Pitch Critiques Lucky 13
- By: Jessica Faust | Date: Dec 17 2007
More critiques for you. I’ve seen a lot of great pitches so far. Here’s the original post, Perfecting Your Pitch, and you should be able to link back to all previous critiques if necessary.
72. Dead Man Walking
Jessica had it all – her own agency, a popular blog, and even a man who liked watching Oprah with her. But when someone steals her egg salad sandwiches from the office fridge on the morning of the annual Festivus Potluck, Jessica finds herself smack in the middle of a mystery. With toe-hair curling prose, BROUHAHA AT BOOKENDS shows what happens when an obnoxious slushpile-reader-who-doesn’t-swing-her-arms-when-she-walks meets up with the agent who ruined her life with a simple form reject.
I have printed this out and hung it on my wall. Not only did it make me laugh out loud, but of course it’s a book I’m dying to read 😉 Thanks, Dead Man, it’s definitely the break I needed. And brilliant as well. I’m really impressed. And of course who wouldn’t want to read a mystery with a literary agent protagonist?
Set in a nearly empty college in the final stages of closure, my novel The Campus is a 103,000-word thriller. Kiley is a theatre tech major who excels behind the scenes, but in a single, terrifying night, she is propelled center stage when the school’s few remaining students are threatened by a group of masked men whose motives are not what they seem.

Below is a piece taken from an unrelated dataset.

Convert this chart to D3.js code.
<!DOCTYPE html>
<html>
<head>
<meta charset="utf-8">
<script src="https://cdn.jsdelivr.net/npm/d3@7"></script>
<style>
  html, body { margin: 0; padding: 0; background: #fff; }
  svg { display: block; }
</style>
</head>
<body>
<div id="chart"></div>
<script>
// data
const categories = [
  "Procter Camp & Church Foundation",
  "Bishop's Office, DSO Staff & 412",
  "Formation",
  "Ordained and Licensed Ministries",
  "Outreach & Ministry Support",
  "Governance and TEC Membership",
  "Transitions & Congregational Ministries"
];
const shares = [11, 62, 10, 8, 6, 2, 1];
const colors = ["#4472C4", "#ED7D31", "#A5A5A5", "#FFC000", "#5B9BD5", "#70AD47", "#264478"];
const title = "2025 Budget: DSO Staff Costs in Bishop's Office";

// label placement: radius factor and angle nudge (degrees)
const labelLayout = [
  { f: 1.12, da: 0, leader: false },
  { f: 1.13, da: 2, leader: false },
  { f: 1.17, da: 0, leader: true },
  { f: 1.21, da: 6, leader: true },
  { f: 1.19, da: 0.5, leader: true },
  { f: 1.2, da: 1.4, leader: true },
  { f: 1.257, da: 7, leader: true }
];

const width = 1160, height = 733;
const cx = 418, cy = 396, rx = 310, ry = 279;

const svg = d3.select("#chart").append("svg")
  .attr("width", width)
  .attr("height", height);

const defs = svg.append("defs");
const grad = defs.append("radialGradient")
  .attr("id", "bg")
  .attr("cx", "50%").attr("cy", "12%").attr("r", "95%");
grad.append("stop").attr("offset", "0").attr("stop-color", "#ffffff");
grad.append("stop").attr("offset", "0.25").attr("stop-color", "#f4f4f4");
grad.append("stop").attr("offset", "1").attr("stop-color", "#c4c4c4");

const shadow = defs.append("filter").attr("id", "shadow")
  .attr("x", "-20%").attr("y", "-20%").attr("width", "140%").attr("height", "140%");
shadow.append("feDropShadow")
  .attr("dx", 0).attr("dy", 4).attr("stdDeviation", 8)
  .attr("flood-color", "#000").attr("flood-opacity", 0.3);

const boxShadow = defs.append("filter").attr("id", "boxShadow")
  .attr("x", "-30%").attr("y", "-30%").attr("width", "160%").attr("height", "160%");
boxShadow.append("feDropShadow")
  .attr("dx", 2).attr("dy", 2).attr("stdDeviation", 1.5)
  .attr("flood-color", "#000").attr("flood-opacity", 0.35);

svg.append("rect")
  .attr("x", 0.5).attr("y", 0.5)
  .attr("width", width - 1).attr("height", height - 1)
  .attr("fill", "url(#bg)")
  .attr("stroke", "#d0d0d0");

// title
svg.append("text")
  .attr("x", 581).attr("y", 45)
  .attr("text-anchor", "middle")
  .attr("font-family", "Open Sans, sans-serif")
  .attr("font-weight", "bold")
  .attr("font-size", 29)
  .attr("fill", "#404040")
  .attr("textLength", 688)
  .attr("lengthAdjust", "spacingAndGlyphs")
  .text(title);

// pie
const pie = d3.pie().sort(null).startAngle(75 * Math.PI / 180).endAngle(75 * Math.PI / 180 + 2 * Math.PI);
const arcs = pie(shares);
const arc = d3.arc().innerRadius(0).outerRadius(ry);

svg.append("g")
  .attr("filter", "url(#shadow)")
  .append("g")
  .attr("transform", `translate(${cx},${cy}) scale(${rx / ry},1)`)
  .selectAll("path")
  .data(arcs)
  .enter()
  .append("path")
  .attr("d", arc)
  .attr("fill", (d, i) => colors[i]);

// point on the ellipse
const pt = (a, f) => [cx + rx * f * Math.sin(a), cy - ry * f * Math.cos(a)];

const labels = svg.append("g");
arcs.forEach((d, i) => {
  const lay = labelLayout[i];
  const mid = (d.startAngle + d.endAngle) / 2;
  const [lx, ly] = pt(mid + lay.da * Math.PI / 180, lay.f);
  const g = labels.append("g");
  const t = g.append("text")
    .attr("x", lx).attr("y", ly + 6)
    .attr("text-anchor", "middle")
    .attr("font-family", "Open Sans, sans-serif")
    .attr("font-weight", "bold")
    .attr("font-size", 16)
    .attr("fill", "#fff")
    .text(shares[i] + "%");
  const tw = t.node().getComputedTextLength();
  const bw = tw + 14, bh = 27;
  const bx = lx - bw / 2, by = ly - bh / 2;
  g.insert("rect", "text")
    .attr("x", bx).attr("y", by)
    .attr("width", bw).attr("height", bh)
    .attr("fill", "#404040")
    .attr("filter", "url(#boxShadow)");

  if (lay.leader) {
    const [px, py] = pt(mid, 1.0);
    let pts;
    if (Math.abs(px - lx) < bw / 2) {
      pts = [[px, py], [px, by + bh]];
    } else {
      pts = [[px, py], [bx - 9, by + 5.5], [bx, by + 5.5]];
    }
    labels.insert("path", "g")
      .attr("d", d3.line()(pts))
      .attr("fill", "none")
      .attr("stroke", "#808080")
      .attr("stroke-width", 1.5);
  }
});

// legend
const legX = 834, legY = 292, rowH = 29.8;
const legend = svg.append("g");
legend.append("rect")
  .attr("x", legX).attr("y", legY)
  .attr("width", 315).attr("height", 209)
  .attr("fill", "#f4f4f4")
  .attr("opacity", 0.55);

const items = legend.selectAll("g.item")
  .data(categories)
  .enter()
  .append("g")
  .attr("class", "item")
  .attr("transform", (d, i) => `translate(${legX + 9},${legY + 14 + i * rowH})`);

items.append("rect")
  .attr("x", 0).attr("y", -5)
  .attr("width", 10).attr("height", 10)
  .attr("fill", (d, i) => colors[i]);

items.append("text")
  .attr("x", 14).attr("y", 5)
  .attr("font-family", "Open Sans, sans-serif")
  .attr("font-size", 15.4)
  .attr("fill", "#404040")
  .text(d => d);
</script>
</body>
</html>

In a story of mayhem, secrets and loyalty (not to mention hammers, hydrochloric acid, pancakes and the gates of the Emerald City), Kiley – a heroine with moxie rather than muscles – must do whatever it takes to rescue her ex-boyfriend, protect newfound allies and keep herself alive until morning.
This has potential. I think you need to be a little more straightforward, though. I would also eliminate the line about hammers to Emerald City. If this is a thriller, you want your pitch to remain thrilling (and suspenseful) even if you have light comedy in your book—adding it to the pitch can diminish that sense of suspense you want the reader to feel. I think that the pitch is a little shorter. “Kiley is a theatre tech major who excels behind the scenes and never desires center stage, but in a single terrifying night that’s exactly where she finds herself. When a group of masked men take over the theatre, demanding ????, only Kiley, hidden in her ????, is the one left to save them.” Or something along those lines. My concern overall is that I’m not feeling that this is really something that grabs my interest. College students in a theatre don’t have that “grab me and read me” quality. So my question is do your masked men? Are their motives ones that might attract readers?

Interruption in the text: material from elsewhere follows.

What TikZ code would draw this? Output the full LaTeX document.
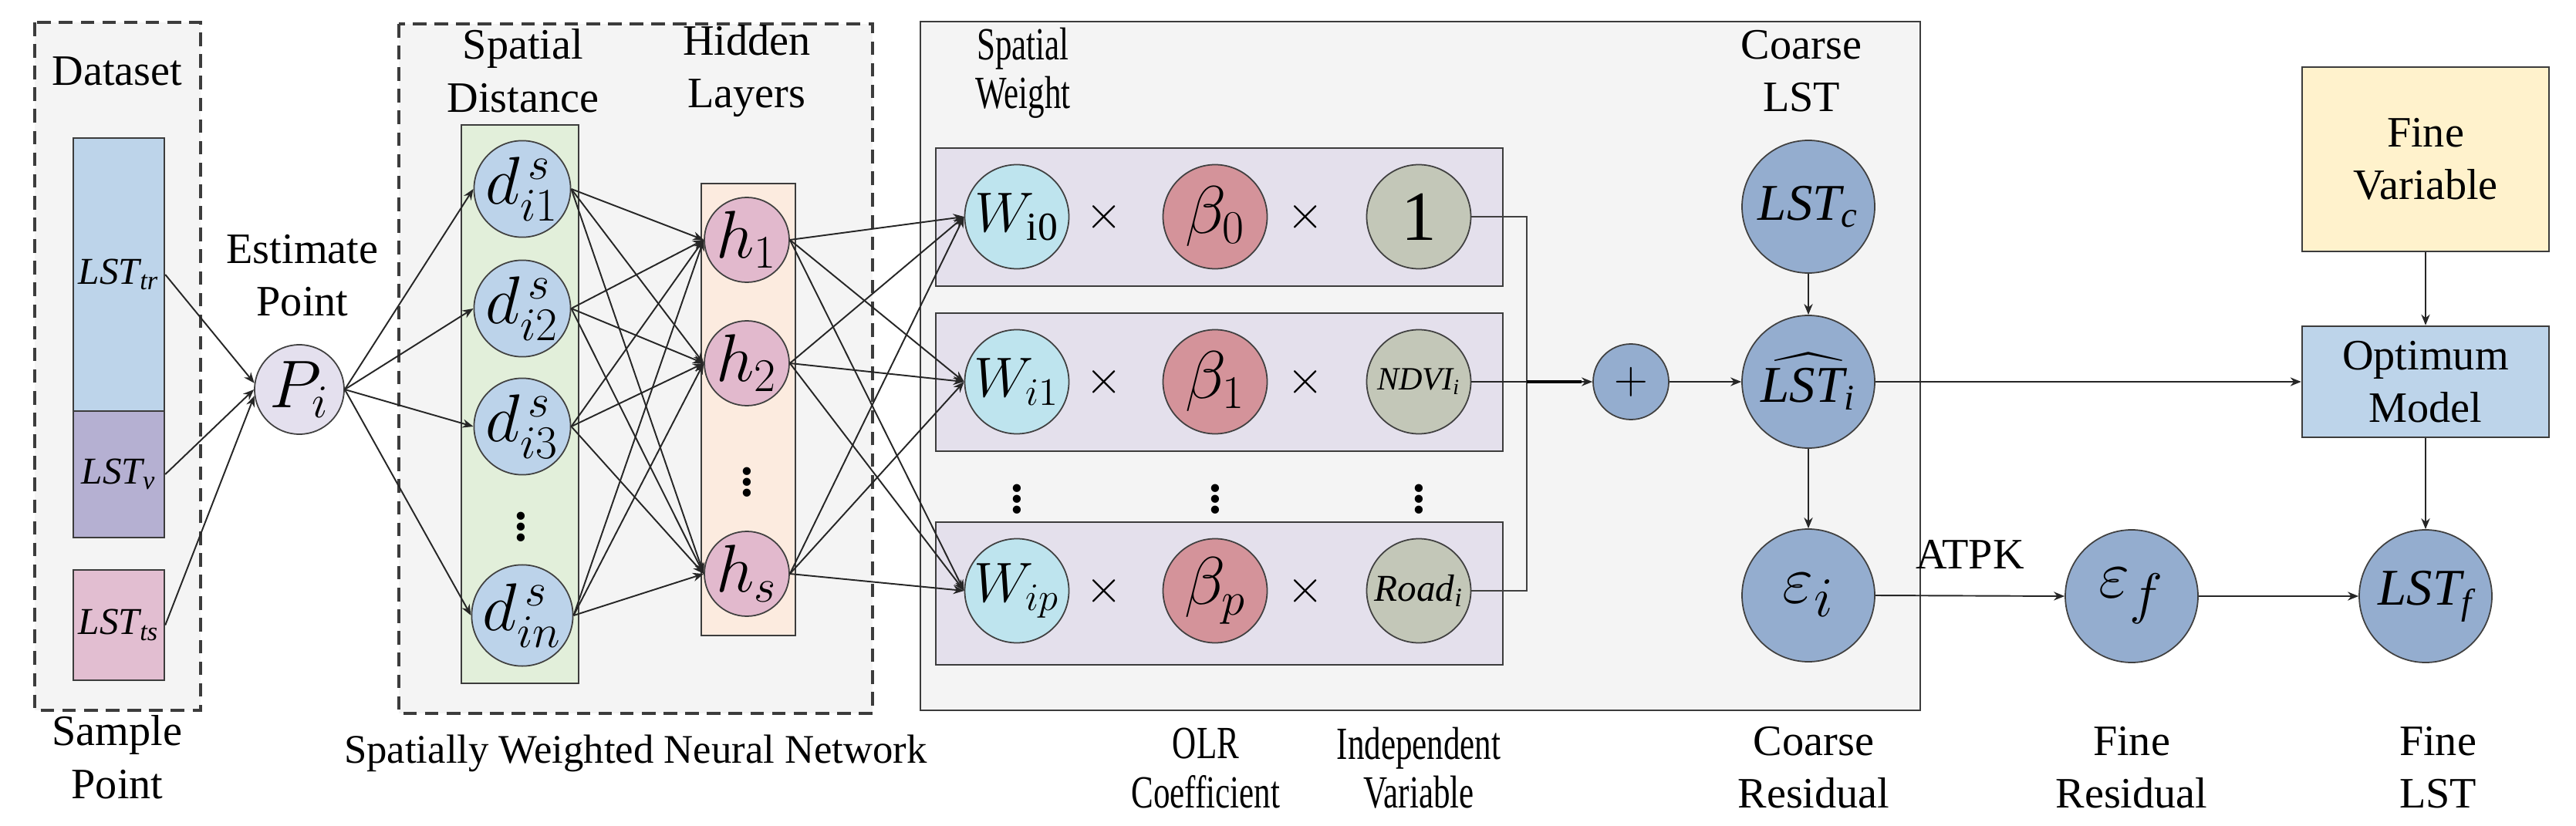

A Lady’s Revenge is an edgy, sensual romance set in 1805 England, between a beautiful, dedicated British Operative and a resourceful English Earl, who shows her how to trust and love again.
Snoooze! This shows me absolutely nothing different about your book. The opening line gives me no sense of voice. It sounds like it’s a description from a review. Get into it and get excited. “Lady Vanessa Gray is a British Operative with ????, but when she’s left investigating Earl Jonas Frank….” Do you see what I mean? We need to know what your real hook is and everything in your description reads like almost any other historical romance. I suspect the British Operative is your real hook, so run with that.
75. anon 9:21
MARIAH, once a foundling but now the most powerful woman in the Marches, has a tongue that flicks like a lash. LINDEN, the ruler who once shared her bed with his half-brother, is her most frequent target. Mariah is tempted to withdraw from Linden’s council of advisors. Yet, she can’t abandon the descendants of the people who fought at her side during the Rebellion four centuries ago because Linden is showing signs of his mother’s madness. Then, her granddaughter is used as bait in a plot to overthrow Linden’s rule.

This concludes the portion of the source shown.